Srijana is in the Himalayas for Tibetan New Year! Festivities begin on the new moon Friday February 16th 2018, and last for several weeks. This year is Tibetan Year 2145, the year of the Earth Dog, which represents loyalty, protection, and friendship.
Losar, the Tibetan New Year celebration, can be traced back to pre-Buddhist times when Tibetans practiced Bön. The Tibetan word Lo means Year, and Sar means Fresh or New. It was an annual spiritual ceremony in which people offered incense to local spirits, deities and protectors. Traditional Tibetan Losar celebrations are observed for for fifteen days with incense, mantras, offerings to monasteries, monks, and lamas, prayers of atonement, as well as visits with relatives and having parties. Tibetan Buddhists mark the festival as a victory of good over evil.
How to Prepare for Losar, Tibetan New Year
To prepare for Losar, in the last days of the old year, people make efforts to pacify troubles and remove negativity from the prior year. During this time, Tibetan monasteries and temples perform special ceremonies to expel negative habits from the old year, so they will not be carried into the New Year. Lamas and monks do a week of rituals, often culminating in lama dances. In private homes, families prepare for the New Year by cleaning and making new clothes.
Clean and whitewash your house. Wash everything completely inside, especially the kitchen.
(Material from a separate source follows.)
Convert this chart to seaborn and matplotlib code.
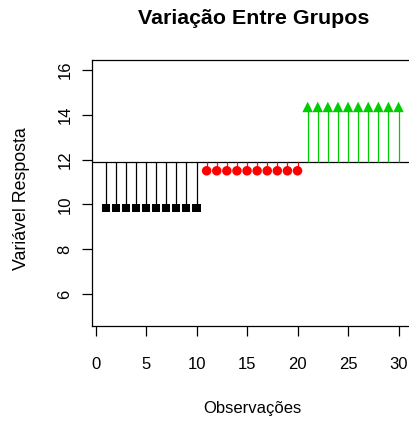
import matplotlib
matplotlib.use("Agg")
import matplotlib.pyplot as plt
import seaborn as sns
import pandas as pd

# ---- data ----
obs_a = [1, 2, 3, 4, 5, 6, 7, 8, 9, 10]
obs_b = [11, 12, 13, 14, 15, 16, 17, 18, 19, 20]
obs_c = [21, 22, 23, 24, 25, 26, 27, 28, 29, 30]
val_a = [9.85, 9.85, 9.85, 9.85, 9.85, 9.85, 9.85, 9.85, 9.85, 9.85]
val_b = [11.5, 11.5, 11.5, 11.5, 11.5, 11.5, 11.5, 11.5, 11.5, 11.5]
val_c = [14.35, 14.35, 14.35, 14.35, 14.35, 14.35, 14.35, 14.35, 14.35, 14.35]
groups = ["A", "B", "C"]
grand_mean = 11.88
x_ticks = [0, 5, 10, 15, 20, 25, 30]
y_ticks = [6, 8, 10, 12, 14, 16]

title = "Variação Entre Grupos"
xlabel = "Observações"
ylabel = "Variável Resposta"

colors = {"A": "#000000", "B": "#FF0000", "C": "#00CD00"}
markers = {"A": "s", "B": "o", "C": "^"}

df = pd.DataFrame({
    "obs": obs_a + obs_b + obs_c,
    "val": val_a + val_b + val_c,
    "grp": [groups[0]] * len(obs_a) + [groups[1]] * len(obs_b) + [groups[2]] * len(obs_c),
})

sns.set_theme(style="white")
plt.rcParams["font.family"] = ["Liberation Sans", "DejaVu Sans"]

W, H = 409, 421
fig = plt.figure(figsize=(W / 100, H / 100), dpi=100)
# axes in pixel geometry: left 92, top 60, bottom 326, right beyond figure
ax_left, ax_right, ax_top, ax_bottom = 92, 420, 60, 326
ax = fig.add_axes([ax_left / W, (H - ax_bottom) / H,
                   (ax_right - ax_left) / W, (ax_bottom - ax_top) / H])

px_per_x = 10.1
x0 = -0.35
ax.set_xlim(x0, x0 + (ax_right - ax_left) / px_per_x)
ax.set_ylim(4.571, 16.446)

# grand mean line
ax.axhline(grand_mean, color="black", lw=0.9, zorder=1)

# deviation segments
for g in groups:
    sub = df[df["grp"] == g]
    ax.vlines(sub["obs"], grand_mean, sub["val"], color=colors[g], lw=0.9, zorder=2)

sizes = {"A": 34, "B": 47, "C": 57}
for g in groups:
    sub = df[df["grp"] == g]
    sns.scatterplot(data=sub, x="obs", y="val", color=colors[g], marker=markers[g],
                    s=sizes[g], linewidth=0, edgecolor="none", ax=ax, zorder=3,
                    legend=False)

ax.set_xticks(x_ticks)
ax.set_yticks(y_ticks)
ax.set_xticklabels([str(v) for v in x_ticks])
ax.set_yticklabels([str(v) for v in y_ticks], rotation=90, va="center")
ax.set_xlabel("")
ax.set_ylabel("")

for side in ["left", "bottom", "top", "right"]:
    ax.spines[side].set_color("black")
    ax.spines[side].set_linewidth(0.9)
    ax.spines[side].set_visible(True)

ax.tick_params(axis="both", which="major", direction="out", length=7.2, width=0.9,
               color="black", labelsize=12, labelcolor="black",
               bottom=True, left=True, top=False, right=False)
ax.tick_params(axis="x", pad=15)
ax.tick_params(axis="y", pad=7)
ax.set_facecolor("white")
fig.patch.set_facecolor("white")

fig.text(253.5 / W, 1 - 18 / H, title, ha="center", va="center",
         fontsize=15.4, fontweight="bold", color="black")
fig.text(252 / W, 1 - 408 / H, xlabel, ha="center", va="center",
         fontsize=12, color="black")
fig.text(22 / W, 1 - 198.5 / H, ylabel, ha="center", va="center",
         rotation=90, fontsize=12.8, color="black")

fig.savefig("out.png", dpi=100)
Replace old prayer flags with new ones
Visit your local monastery, make offerings of incense and prayers to Lamas and spirits. Pay your debts, atone for any misconduct, and resolve all negativity from the past year.
Sew yourself a new set of clothes to wear on New Years Day.
You’ll need a warm fur hat and some heavy coral jewelry.
Make yourself a new pair of yak leather boots to finish your New Years outfit.
You love your yaks, right? (Or Earth dogs) Dress them up in their finest outfits for the occasion.
Create a New Years altar in your home with 7 offering bowls to ask for wealth and abundance. The altar could have incense, butter, a Buddha image, a stupa, fruits, bread, Tsampa, water, flowers, candles and sweets. Offer a white silk scarf or khata to the deities on the altar.
Perform traditional dances in ceremonial masks to dispel evil spirits and make way for a clean fresh start.
Throw roasted barley flour or Tsampa all around for good luck. Set off firecrackers outside the house to scare away any evil spirits.
Enjoy food with friends and family. Eat traditional dishes like Desi – ceremonial sweet rice, Guthuk meat stew with noodles, and Chang – fermented rice beer. Sing and chant traditional mantras. Dance with everybody in the community. At New Years people say: “Losar Bey Tashi Delek”, meaning “Prosperity and Good Will for the New Year”.